**AIM:** Set the listing down unchanged, minus every embedded image.

## BEGIN DATASET EXTRACT

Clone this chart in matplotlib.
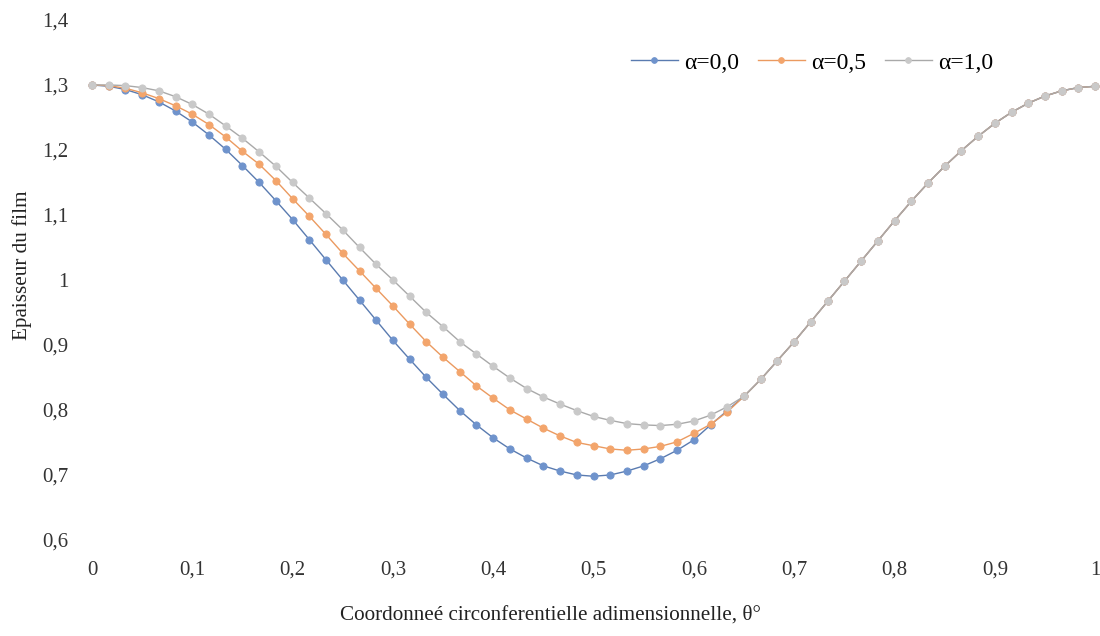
import matplotlib
matplotlib.use('Agg')
import matplotlib.pyplot as plt

# circumferential coordinate, 61 nodes
theta = [0.0, 0.0167, 0.0333, 0.05, 0.0667, 0.0833, 0.1, 0.1167, 0.1333, 0.15,
         0.1667, 0.1833, 0.2, 0.2167, 0.2333, 0.25, 0.2667, 0.2833, 0.3, 0.3167,
         0.3333, 0.35, 0.3667, 0.3833, 0.4, 0.4167, 0.4333, 0.45, 0.4667, 0.4833,
         0.5, 0.5167, 0.5333, 0.55, 0.5667, 0.5833, 0.6, 0.6167, 0.6333, 0.65,
         0.6667, 0.6833, 0.7, 0.7167, 0.7333, 0.75, 0.7667, 0.7833, 0.8, 0.8167,
         0.8333, 0.85, 0.8667, 0.8833, 0.9, 0.9167, 0.9333, 0.95, 0.9667, 0.9833,
         1.0]

# common part of the three curves (theta >= 0.65)
h_tail = [0.821, 0.847, 0.876, 0.905, 0.936, 0.967, 0.998, 1.029, 1.060, 1.091,
          1.121, 1.149, 1.175, 1.199, 1.221, 1.241, 1.258, 1.272, 1.283, 1.291,
          1.296, 1.298]

h_a00 = [1.300, 1.298, 1.293, 1.285, 1.274, 1.260, 1.243, 1.223, 1.201, 1.176,
         1.150, 1.122, 1.093, 1.062, 1.031, 1.000, 0.969, 0.938, 0.907, 0.878,
         0.850, 0.824, 0.799, 0.777, 0.757, 0.740, 0.726, 0.714, 0.706, 0.700,
         0.698, 0.700, 0.706, 0.714, 0.725, 0.738, 0.754, 0.777, 0.799] + h_tail

h_a05 = [1.300, 1.299, 1.295, 1.288, 1.279, 1.268, 1.255, 1.239, 1.220, 1.198,
         1.178, 1.153, 1.125, 1.098, 1.070, 1.041, 1.014, 0.987, 0.960, 0.932,
         0.905, 0.881, 0.859, 0.837, 0.818, 0.800, 0.786, 0.772, 0.760, 0.750,
         0.745, 0.740, 0.738, 0.740, 0.744, 0.751, 0.764, 0.778, 0.797] + h_tail

h_a10 = [1.300, 1.300, 1.299, 1.296, 1.291, 1.282, 1.270, 1.255, 1.237, 1.218,
         1.197, 1.175, 1.150, 1.126, 1.102, 1.077, 1.050, 1.024, 1.000, 0.975,
         0.950, 0.928, 0.905, 0.886, 0.867, 0.849, 0.833, 0.820, 0.809, 0.799,
         0.790, 0.784, 0.779, 0.777, 0.776, 0.778, 0.783, 0.792, 0.805] + h_tail

labels = ['α=0,0', 'α=0,5', 'α=1,0']
line_colors = ['#5a7bb0', '#eb9a60', '#a9a9a9']
marker_colors = ['#6f93cc', '#f3a56c', '#c9c9c9']

x_ticks = [0, 0.1, 0.2, 0.3, 0.4, 0.5, 0.6, 0.7, 0.8, 0.9, 1]
x_ticklabels = ['0', '0,1', '0,2', '0,3', '0,4', '0,5', '0,6', '0,7', '0,8', '0,9', '1']
y_ticks = [0.6, 0.7, 0.8, 0.9, 1.0, 1.1, 1.2, 1.3, 1.4]
y_ticklabels = ['0,6', '0,7', '0,8', '0,9', '1', '1,1', '1,2', '1,3', '1,4']

plt.rcParams['font.family'] = ['Liberation Serif', 'DejaVu Serif']

fig = plt.figure(figsize=(11, 6.36), dpi=100)
ax = fig.add_axes([0.0836, 0.151, 0.912, 0.8176])

for h, lab, lc, mc in zip([h_a00, h_a05, h_a10], labels, line_colors, marker_colors):
    ax.plot(theta, h, color=lc, lw=1.0, marker='o', markersize=5.2,
            markerfacecolor=mc, markeredgecolor=mc, markeredgewidth=0.6,
            label=lab, clip_on=False)

ax.set_xlim(0, 1)
ax.set_ylim(0.6, 1.4)
ax.set_xticks(x_ticks)
ax.set_xticklabels(x_ticklabels)
ax.set_yticks(y_ticks)
ax.set_yticklabels(y_ticklabels)
ax.tick_params(axis='both', length=0, labelsize=15, colors='#333333')
ax.tick_params(axis='x', pad=15)
ax.tick_params(axis='y', pad=17)
for s in ax.spines.values():
    s.set_visible(False)

fig.text(0.5, 0.033, 'Coordonneé circonferentielle adimensionnelle, θ°',
         ha='center', va='center', fontsize=15.2, color='#222222')
fig.text(0.02, 0.583, 'Epaisseur du film', rotation=90,
         ha='center', va='center', fontsize=15.2, color='#222222')

fig.legend(loc='center', bbox_to_anchor=(0.738, 0.901), ncol=3, frameon=False,
           fontsize=17, handlelength=2.0, columnspacing=0.8, handletextpad=0.25,
           markerscale=0.8)

fig.savefig('out.png', dpi=100)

## END DATASET EXTRACT

**TASK RESULT:**
Clone this chart in matplotlib.
import matplotlib
matplotlib.use('Agg')
import matplotlib.pyplot as plt

# circumferential coordinate, 61 nodes
theta = [0.0, 0.0167, 0.0333, 0.05, 0.0667, 0.0833, 0.1, 0.1167, 0.1333, 0.15,
         0.1667, 0.1833, 0.2, 0.2167, 0.2333, 0.25, 0.2667, 0.2833, 0.3, 0.3167,
         0.3333, 0.35, 0.3667, 0.3833, 0.4, 0.4167, 0.4333, 0.45, 0.4667, 0.4833,
         0.5, 0.5167, 0.5333, 0.55, 0.5667, 0.5833, 0.6, 0.6167, 0.6333, 0.65,
         0.6667, 0.6833, 0.7, 0.7167, 0.7333, 0.75, 0.7667, 0.7833, 0.8, 0.8167,
         0.8333, 0.85, 0.8667, 0.8833, 0.9, 0.9167, 0.9333, 0.95, 0.9667, 0.9833,
         1.0]

# common part of the three curves (theta >= 0.65)
h_tail = [0.821, 0.847, 0.876, 0.905, 0.936, 0.967, 0.998, 1.029, 1.060, 1.091,
          1.121, 1.149, 1.175, 1.199, 1.221, 1.241, 1.258, 1.272, 1.283, 1.291,
          1.296, 1.298]

h_a00 = [1.300, 1.298, 1.293, 1.285, 1.274, 1.260, 1.243, 1.223, 1.201, 1.176,
         1.150, 1.122, 1.093, 1.062, 1.031, 1.000, 0.969, 0.938, 0.907, 0.878,
         0.850, 0.824, 0.799, 0.777, 0.757, 0.740, 0.726, 0.714, 0.706, 0.700,
         0.698, 0.700, 0.706, 0.714, 0.725, 0.738, 0.754, 0.777, 0.799] + h_tail

h_a05 = [1.300, 1.299, 1.295, 1.288, 1.279, 1.268, 1.255, 1.239, 1.220, 1.198,
         1.178, 1.153, 1.125, 1.098, 1.070, 1.041, 1.014, 0.987, 0.960, 0.932,
         0.905, 0.881, 0.859, 0.837, 0.818, 0.800, 0.786, 0.772, 0.760, 0.750,
         0.745, 0.740, 0.738, 0.740, 0.744, 0.751, 0.764, 0.778, 0.797] + h_tail

h_a10 = [1.300, 1.300, 1.299, 1.296, 1.291, 1.282, 1.270, 1.255, 1.237, 1.218,
         1.197, 1.175, 1.150, 1.126, 1.102, 1.077, 1.050, 1.024, 1.000, 0.975,
         0.950, 0.928, 0.905, 0.886, 0.867, 0.849, 0.833, 0.820, 0.809, 0.799,
         0.790, 0.784, 0.779, 0.777, 0.776, 0.778, 0.783, 0.792, 0.805] + h_tail

labels = ['α=0,0', 'α=0,5', 'α=1,0']
line_colors = ['#5a7bb0', '#eb9a60', '#a9a9a9']
marker_colors = ['#6f93cc', '#f3a56c', '#c9c9c9']

x_ticks = [0, 0.1, 0.2, 0.3, 0.4, 0.5, 0.6, 0.7, 0.8, 0.9, 1]
x_ticklabels = ['0', '0,1', '0,2', '0,3', '0,4', '0,5', '0,6', '0,7', '0,8', '0,9', '1']
y_ticks = [0.6, 0.7, 0.8, 0.9, 1.0, 1.1, 1.2, 1.3, 1.4]
y_ticklabels = ['0,6', '0,7', '0,8', '0,9', '1', '1,1', '1,2', '1,3', '1,4']

plt.rcParams['font.family'] = ['Liberation Serif', 'DejaVu Serif']

fig = plt.figure(figsize=(11, 6.36), dpi=100)
ax = fig.add_axes([0.0836, 0.151, 0.912, 0.8176])

for h, lab, lc, mc in zip([h_a00, h_a05, h_a10], labels, line_colors, marker_colors):
    ax.plot(theta, h, color=lc, lw=1.0, marker='o', markersize=5.2,
            markerfacecolor=mc, markeredgecolor=mc, markeredgewidth=0.6,
            label=lab, clip_on=False)

ax.set_xlim(0, 1)
ax.set_ylim(0.6, 1.4)
ax.set_xticks(x_ticks)
ax.set_xticklabels(x_ticklabels)
ax.set_yticks(y_ticks)
ax.set_yticklabels(y_ticklabels)
ax.tick_params(axis='both', length=0, labelsize=15, colors='#333333')
ax.tick_params(axis='x', pad=15)
ax.tick_params(axis='y', pad=17)
for s in ax.spines.values():
    s.set_visible(False)

fig.text(0.5, 0.033, 'Coordonneé circonferentielle adimensionnelle, θ°',
         ha='center', va='center', fontsize=15.2, color='#222222')
fig.text(0.02, 0.583, 'Epaisseur du film', rotation=90,
         ha='center', va='center', fontsize=15.2, color='#222222')

fig.legend(loc='center', bbox_to_anchor=(0.738, 0.901), ncol=3, frameon=False,
           fontsize=17, handlelength=2.0, columnspacing=0.8, handletextpad=0.25,
           markerscale=0.8)

fig.savefig('out.png', dpi=100)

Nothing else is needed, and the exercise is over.